Sometimes I really just wonder why a person like Jeff could be taken so suddenly from this world, and at such a young age. I just don't understand it. Just like the Kenny Chesney's song says, "It ain't fair ya died to young, like a story that had just begun...but death tore the pages all away." It's seriously just not fair. And I know that things like this happen all the time, it just never really hit home to me until I saw his name in my phone and realized that I would never be able to talk to him or hear his voice again. But ya know, I guess that's life.

So, as if this blog entry isn't Jeff-filled enough, I just figured I'd just share some more about Jeff and the memories that I have from the short time that we were friends. I've realized that it's not all about focusing on his death, but instead focusing on the great times that were spent together...

Okay, so I met Jeff my senior year of high school in Mrs. Subat's forensics class, which turned out to be a pretty fun/insane class. We met because we sat next to each other, and well that was a poor seating choice on our teachers part because we got nothing done most of the semester. Gradually, I got to know him throughout the year and just grew to really like the guy I knew. He was so much fun and always smiling, it was rare if Jeff was ever upset or mad about something and he showed it. At one point during class, we decided to call ourselves King Tut and Queen Elizabeth. Honestly, I couldn't tell you where we got it from, but those were our names for each other. It was our own unique little thing, different from anyone else, and the names stuck with us up until his death. Eventually, we began going out to lunch with some other people in our class during our lunch breaks at school, and thus I got to know him even more. Which then in turn lead to all of the notorious bon fires at his house...those turned out to be some memorable adventures. Of course with Jeff there was always an adventure. Whether it was spending time with him or just talking to him, there was never a moment without laughter.

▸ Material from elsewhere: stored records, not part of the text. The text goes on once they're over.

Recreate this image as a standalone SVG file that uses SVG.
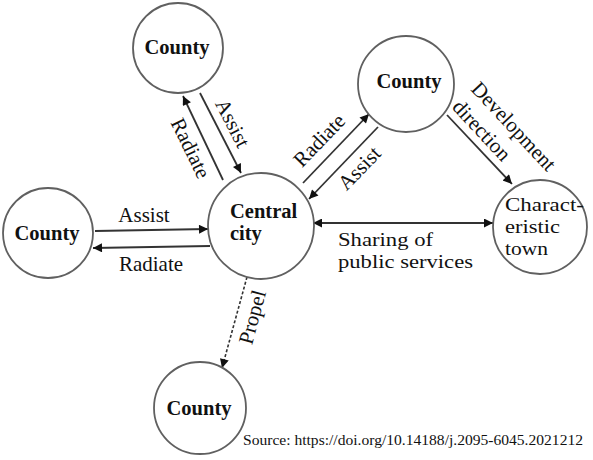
<svg xmlns="http://www.w3.org/2000/svg" width="593" height="460" viewBox="0 0 593 460">
<style>
.node circle{fill:#fff;stroke:#606060;stroke-width:1.8}
.nt{font-family:"Liberation Serif","Times New Roman",serif;font-size:20.5px;font-weight:bold;fill:#111}
.nr{font-family:"Liberation Serif","Times New Roman",serif;font-size:19.5px;fill:#111}
.lb{font-family:"Liberation Serif","Times New Roman",serif;font-size:21px;fill:#111}
.lb2{font-family:"Liberation Serif","Times New Roman",serif;font-size:19.5px;fill:#111}
.src{font-family:"Liberation Serif","Times New Roman",serif;font-size:14px;fill:#111}
.c{stroke:#333;stroke-width:1.8;fill:none;marker-end:url(#ah)}
.d{stroke-dasharray:3 2;stroke-width:1.6}
</style>
<defs>
<marker id="ah" viewBox="0 0 10 10" refX="10" refY="5" markerWidth="12" markerHeight="9" markerUnits="userSpaceOnUse" orient="auto-start-reverse">
<path d="M0,0 L10,5 L0,10 z" fill="#111"/>
</marker>
</defs>
<rect width="593" height="460" fill="#fff"/>
<g id="connectors">
<line class="c" x1="223" y1="180" x2="183" y2="96"/>
<line class="c" x1="200" y1="93" x2="241" y2="173"/>
<line class="c" x1="95" y1="231" x2="208" y2="229"/>
<line class="c" x1="210" y1="246" x2="93" y2="248"/>
<line class="c" x1="303" y1="183" x2="369" y2="114"/>
<line class="c" x1="378" y1="127" x2="309" y2="199"/>
<line class="c" x1="447" y1="115" x2="512" y2="184"/>
<line class="c" x1="313" y1="223" x2="493" y2="223" style="marker-start:url(#ah)"/>
<line class="c d" x1="247" y1="277" x2="222" y2="368"/>
<text class="lb" text-anchor="middle" dy="0.35em" transform="translate(233,123) rotate(63)">Assist</text>
<text class="lb" text-anchor="middle" dy="0.35em" transform="translate(191,148) rotate(64)">Radiate</text>
<text class="lb" text-anchor="middle" x="144" y="222">Assist</text>
<text class="lb" text-anchor="middle" x="151" y="271">Radiate</text>
<text class="lb" text-anchor="middle" dy="0.35em" transform="translate(319,140) rotate(-46)">Radiate</text>
<text class="lb" text-anchor="middle" dy="0.35em" transform="translate(359,168) rotate(-46)">Assist</text>
<text class="lb" text-anchor="middle" dy="0.35em" transform="translate(514,126) rotate(47)">Development</text>
<text class="lb" text-anchor="middle" dy="0.35em" transform="translate(482,130) rotate(47)">direction</text>
<text class="lb" text-anchor="middle" dy="0.35em" transform="translate(252,317) rotate(-75)">Propel</text>
<text class="lb2" x="338" y="246" textLength="95" lengthAdjust="spacingAndGlyphs">Sharing of</text>
<text class="lb2" x="338" y="268" textLength="135" lengthAdjust="spacingAndGlyphs">public services</text>
</g>
<g id="county-top" class="node"><circle cx="178" cy="48" r="45"/><text class="nt" x="177" y="54" text-anchor="middle">County</text></g>
<g id="county-left" class="node"><circle cx="48" cy="233" r="45"/><text class="nt" x="47" y="240" text-anchor="middle">County</text></g>
<g id="county-right" class="node"><circle cx="406" cy="84" r="48"/><text class="nt" x="409" y="88" text-anchor="middle">County</text></g>
<g id="county-bottom" class="node"><circle cx="200" cy="408" r="46"/><text class="nt" x="199" y="415" text-anchor="middle">County</text></g>
<g id="central-city" class="node"><circle cx="261" cy="226" r="53"/><text class="nt" x="230" y="218">Central</text><text class="nt" x="230" y="240">city</text></g>
<g id="characteristic-town" class="node"><circle cx="540" cy="227" r="47"/><text class="nr" x="505" y="211" textLength="79" lengthAdjust="spacingAndGlyphs">Charact-</text><text class="nr" x="505" y="233" textLength="55" lengthAdjust="spacingAndGlyphs">eristic</text><text class="nr" x="505" y="255" textLength="43" lengthAdjust="spacingAndGlyphs">town</text></g>
<text class="src" x="243" y="445" textLength="340" lengthAdjust="spacingAndGlyphs">Source: https://doi.org/10.14188/j.2095-6045.2021212</text>
</svg>
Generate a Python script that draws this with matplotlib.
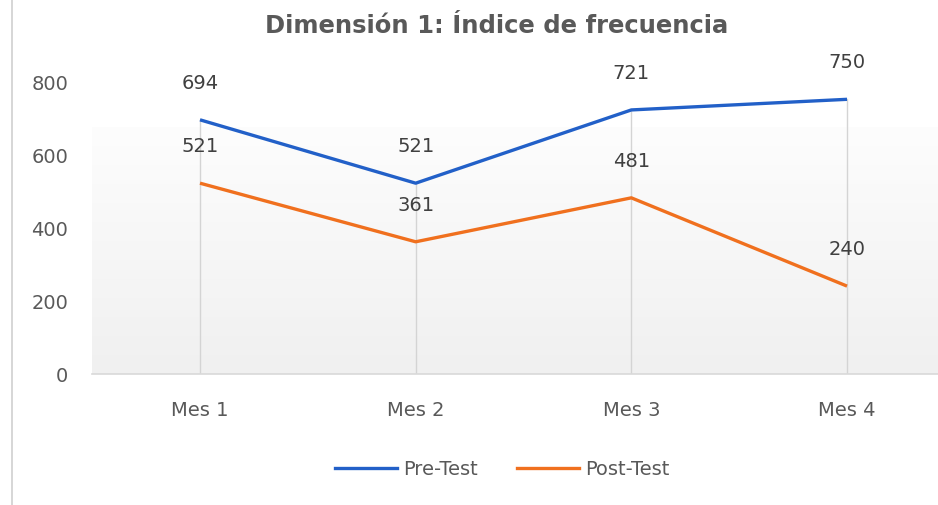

Through it all, I don't think I'd be able to pinpoint one moment that stands out above the rest; senior year was just full of Jeff filled events. And although now he is gone and I won't be able to make any more memories or laugh with him anymore, at least I know that I will always have these memories to keep with me forever and that he is now up with our Father, looking down on all of us. So Rest In Peace Jeff, you are forever in all of our hearts, and always on our minds. Miss you my King Tut...you'll never be forgotten.

Well yeah, not exactly a blog entry that fits the whole "life through my lens" theme, sorry. This whole thing has just really been on my mind today and since I'm horrible at displaying my emotions, especially ones like these, around other people, I just decided to resort to the good ole blog. So yeah...I guess that's it for now. I promise next blog will be more photography based, but for now hopefully you at least have some insight on the kind, loving guy that Jeff was.